Others fear something a colleague of mine called minutia. I think what he was meaning to say is that single author scholars often get so good at looking at a tree that they forget there's a forest. This worry has less to do with the study of authorship than the study of a single author, but both are capable of descending into minutia, as I probably did numerous times in my dissertation. In my February talk, I put this perhaps more delicately. I spoke of "where a case study begins to lose its emphasis on representing a wider scope than the discrete subject at hand." Either way, I believe computation can help with this tension.

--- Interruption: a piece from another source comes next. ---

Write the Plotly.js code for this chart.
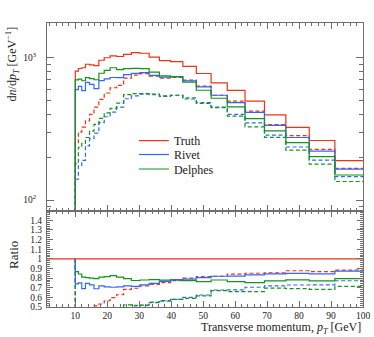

So far I'm imagining three "next steps" toward a more developed community of computational book history/bibliography. The first step, I think, is learning to write computational research questions. That's what interactive workshop after my February talk was about. We need to think in terms of questions that computing can answer, or at least help us address.

Second, to write computational research questions (or computationally compatible research questions), we must reckon with big questions of empiricism and quantification. I doubt we will resolve our ambivalence about empirical phenomena any time soon, but I believe we must confront it openly.

Third and finally, we must build a culture of open data. As book historians, we can talk about copies printed, list prices, title variations across editions, people named in various acknowledgments, or any number of areas of inquiry that require better data. One day we might even have data showing whether ghost-writtten texts typically resemble the ghostwriter's style more than the autobiographical subject. Publishing web-based resources is not enough; we must enable computational access to the data we make.

We must teach book historians to make data, to interrogate data, to make use of other scholars' data, and to share data. These practices need to become prerequisites for computational humanities, and they could be an effective rallying point for computational book history/bibliography.